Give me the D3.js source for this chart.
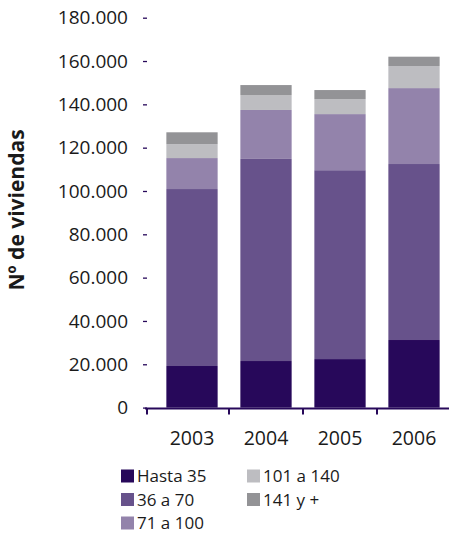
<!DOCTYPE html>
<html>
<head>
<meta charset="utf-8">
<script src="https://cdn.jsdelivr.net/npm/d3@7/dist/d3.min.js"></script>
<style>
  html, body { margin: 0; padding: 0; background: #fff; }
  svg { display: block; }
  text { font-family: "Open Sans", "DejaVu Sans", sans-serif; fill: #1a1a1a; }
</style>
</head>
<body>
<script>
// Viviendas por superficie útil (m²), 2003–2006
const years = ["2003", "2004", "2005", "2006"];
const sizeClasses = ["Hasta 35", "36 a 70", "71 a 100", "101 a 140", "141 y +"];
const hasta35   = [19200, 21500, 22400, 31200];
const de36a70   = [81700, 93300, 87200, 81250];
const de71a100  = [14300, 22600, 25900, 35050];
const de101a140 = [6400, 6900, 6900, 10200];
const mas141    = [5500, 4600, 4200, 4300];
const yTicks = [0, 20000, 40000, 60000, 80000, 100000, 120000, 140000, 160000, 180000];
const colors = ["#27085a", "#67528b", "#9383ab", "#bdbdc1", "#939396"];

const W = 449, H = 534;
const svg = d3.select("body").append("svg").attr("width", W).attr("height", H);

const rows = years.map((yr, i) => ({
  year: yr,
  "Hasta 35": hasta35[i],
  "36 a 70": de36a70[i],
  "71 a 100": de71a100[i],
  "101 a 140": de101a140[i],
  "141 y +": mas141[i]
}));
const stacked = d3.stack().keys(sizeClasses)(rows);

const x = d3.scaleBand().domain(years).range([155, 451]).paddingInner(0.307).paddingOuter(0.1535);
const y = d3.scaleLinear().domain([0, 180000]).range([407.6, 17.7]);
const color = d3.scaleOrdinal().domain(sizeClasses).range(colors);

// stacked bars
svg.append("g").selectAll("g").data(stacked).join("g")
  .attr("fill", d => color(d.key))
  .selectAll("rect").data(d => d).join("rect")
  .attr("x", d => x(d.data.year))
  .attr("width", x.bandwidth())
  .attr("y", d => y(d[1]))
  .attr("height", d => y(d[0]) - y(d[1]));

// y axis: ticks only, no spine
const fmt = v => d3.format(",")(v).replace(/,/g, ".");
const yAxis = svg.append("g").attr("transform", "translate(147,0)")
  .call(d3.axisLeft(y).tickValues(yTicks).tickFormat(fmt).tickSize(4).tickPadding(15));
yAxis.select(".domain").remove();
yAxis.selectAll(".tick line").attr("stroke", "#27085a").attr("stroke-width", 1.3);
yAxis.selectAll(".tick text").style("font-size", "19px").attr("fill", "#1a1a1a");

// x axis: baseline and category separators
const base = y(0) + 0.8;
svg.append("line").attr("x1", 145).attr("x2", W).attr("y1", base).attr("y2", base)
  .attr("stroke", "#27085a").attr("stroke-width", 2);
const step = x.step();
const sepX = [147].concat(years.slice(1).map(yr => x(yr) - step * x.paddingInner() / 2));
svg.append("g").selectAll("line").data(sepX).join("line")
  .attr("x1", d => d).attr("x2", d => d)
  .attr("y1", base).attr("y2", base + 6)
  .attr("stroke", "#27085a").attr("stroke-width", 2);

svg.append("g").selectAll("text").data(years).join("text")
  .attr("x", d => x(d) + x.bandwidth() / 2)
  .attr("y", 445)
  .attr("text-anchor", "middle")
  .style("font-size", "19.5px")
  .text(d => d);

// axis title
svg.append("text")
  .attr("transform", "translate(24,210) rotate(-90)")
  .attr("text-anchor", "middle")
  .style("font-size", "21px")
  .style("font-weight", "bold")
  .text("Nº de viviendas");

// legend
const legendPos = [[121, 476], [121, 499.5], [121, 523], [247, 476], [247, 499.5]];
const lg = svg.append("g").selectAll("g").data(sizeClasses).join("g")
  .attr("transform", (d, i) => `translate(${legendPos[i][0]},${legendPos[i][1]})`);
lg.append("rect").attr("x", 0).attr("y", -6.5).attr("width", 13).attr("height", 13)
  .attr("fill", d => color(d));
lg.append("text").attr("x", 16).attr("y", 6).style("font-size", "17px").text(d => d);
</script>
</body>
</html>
==*==
### Directions
Print the listing above in full, exactly as written. Omit any pictures.

### Solution to the exercise
Give me the D3.js source for this chart.
<!DOCTYPE html>
<html>
<head>
<meta charset="utf-8">
<script src="https://cdn.jsdelivr.net/npm/d3@7/dist/d3.min.js"></script>
<style>
  html, body { margin: 0; padding: 0; background: #fff; }
  svg { display: block; }
  text { font-family: "Open Sans", "DejaVu Sans", sans-serif; fill: #1a1a1a; }
</style>
</head>
<body>
<script>
// Viviendas por superficie útil (m²), 2003–2006
const years = ["2003", "2004", "2005", "2006"];
const sizeClasses = ["Hasta 35", "36 a 70", "71 a 100", "101 a 140", "141 y +"];
const hasta35   = [19200, 21500, 22400, 31200];
const de36a70   = [81700, 93300, 87200, 81250];
const de71a100  = [14300, 22600, 25900, 35050];
const de101a140 = [6400, 6900, 6900, 10200];
const mas141    = [5500, 4600, 4200, 4300];
const yTicks = [0, 20000, 40000, 60000, 80000, 100000, 120000, 140000, 160000, 180000];
const colors = ["#27085a", "#67528b", "#9383ab", "#bdbdc1", "#939396"];

const W = 449, H = 534;
const svg = d3.select("body").append("svg").attr("width", W).attr("height", H);

const rows = years.map((yr, i) => ({
  year: yr,
  "Hasta 35": hasta35[i],
  "36 a 70": de36a70[i],
  "71 a 100": de71a100[i],
  "101 a 140": de101a140[i],
  "141 y +": mas141[i]
}));
const stacked = d3.stack().keys(sizeClasses)(rows);

const x = d3.scaleBand().domain(years).range([155, 451]).paddingInner(0.307).paddingOuter(0.1535);
const y = d3.scaleLinear().domain([0, 180000]).range([407.6, 17.7]);
const color = d3.scaleOrdinal().domain(sizeClasses).range(colors);

// stacked bars
svg.append("g").selectAll("g").data(stacked).join("g")
  .attr("fill", d => color(d.key))
  .selectAll("rect").data(d => d).join("rect")
  .attr("x", d => x(d.data.year))
  .attr("width", x.bandwidth())
  .attr("y", d => y(d[1]))
  .attr("height", d => y(d[0]) - y(d[1]));

// y axis: ticks only, no spine
const fmt = v => d3.format(",")(v).replace(/,/g, ".");
const yAxis = svg.append("g").attr("transform", "translate(147,0)")
  .call(d3.axisLeft(y).tickValues(yTicks).tickFormat(fmt).tickSize(4).tickPadding(15));
yAxis.select(".domain").remove();
yAxis.selectAll(".tick line").attr("stroke", "#27085a").attr("stroke-width", 1.3);
yAxis.selectAll(".tick text").style("font-size", "19px").attr("fill", "#1a1a1a");

// x axis: baseline and category separators
const base = y(0) + 0.8;
svg.append("line").attr("x1", 145).attr("x2", W).attr("y1", base).attr("y2", base)
  .attr("stroke", "#27085a").attr("stroke-width", 2);
const step = x.step();
const sepX = [147].concat(years.slice(1).map(yr => x(yr) - step * x.paddingInner() / 2));
svg.append("g").selectAll("line").data(sepX).join("line")
  .attr("x1", d => d).attr("x2", d => d)
  .attr("y1", base).attr("y2", base + 6)
  .attr("stroke", "#27085a").attr("stroke-width", 2);

svg.append("g").selectAll("text").data(years).join("text")
  .attr("x", d => x(d) + x.bandwidth() / 2)
  .attr("y", 445)
  .attr("text-anchor", "middle")
  .style("font-size", "19.5px")
  .text(d => d);

// axis title
svg.append("text")
  .attr("transform", "translate(24,210) rotate(-90)")
  .attr("text-anchor", "middle")
  .style("font-size", "21px")
  .style("font-weight", "bold")
  .text("Nº de viviendas");

// legend
const legendPos = [[121, 476], [121, 499.5], [121, 523], [247, 476], [247, 499.5]];
const lg = svg.append("g").selectAll("g").data(sizeClasses).join("g")
  .attr("transform", (d, i) => `translate(${legendPos[i][0]},${legendPos[i][1]})`);
lg.append("rect").attr("x", 0).attr("y", -6.5).attr("width", 13).attr("height", 13)
  .attr("fill", d => color(d));
lg.append("text").attr("x", 16).attr("y", 6).style("font-size", "17px").text(d => d);
</script>
</body>
</html>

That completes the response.